Washington, D.C.—Church World Service applauded the commitment by President-elect Biden to rejoin the Paris Agreement, which will celebrate its fifth anniversary this Saturday, December 12th. To mark the occasion, Reverend John L. McCullough, president and CEO of Church World Service issued the following statement:
“Church World Service welcomes President-elect Biden’s pledge to immediately rejoin the Paris Agreement, which, five years ago today, came into being. Doing so repositions United States as important actor, allowing it to regain some badly needed credibility with world leaders, and reigniting global involvement in critical international climate negotiations whose legitimacy had started to flail following the disastrous decision of the Trump administration to withdraw from it.

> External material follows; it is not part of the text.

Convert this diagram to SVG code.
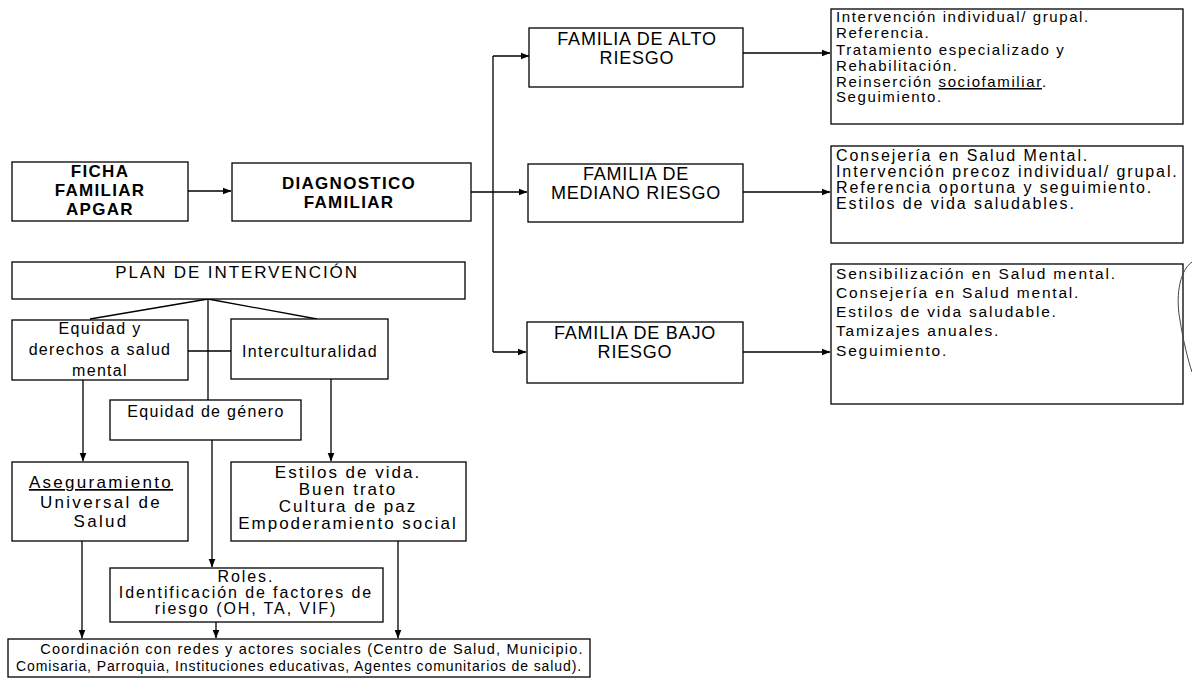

“And not a moment too soon. As the entire planet struggles to face the continuing challenge of climate change and the COVID-19 pandemic, balanced, yet bold American action—on both domestic environmental challenges and international targets—is perhaps more important today than at any other time in America’s history. If the events of 2020 have laid bare the tragic, ongoing fissures in the social fabric of our own country, they have also illustrated how deeply connected America is to the rest of the world. Inequality, hunger, vulnerability, and climate induced displacement are today as much American stories as they are international ones. CWS bears witness to and responds to both.
“We accompany at-risk communities both at home and abroad: refugees and asylum seekers who journey from far to call America home, migrants who face threats to life and dignity while in transit or upon reaching borders, and—increasingly—families and communities who must weigh difficult choices of moving or adapting in place, in the face of climate change’s impacts. All people deserve to lead lives of dignity wherever they are, and whether near or far, all are our neighbors. Climate change places us all at greater risk and makes it even more critical that we join like-minded and like-hearted people, worldwide, in a collective response.
“Resuming climate talks is but the start of what America now needs to do to achieve the urgent, ambitious action which climate science has long advised. Principles of fairness and equity must guide what America does next, which must include nationwide action to reduce greenhouse gas emissions—rapid disbursement of climate finance – pledged, but not yet delivered—as well as scaled up channeling of adaptation, mitigation, and resilience funding to the developing world so that they have a fighting chance to prepare. This is all squarely in the interest of the United States.”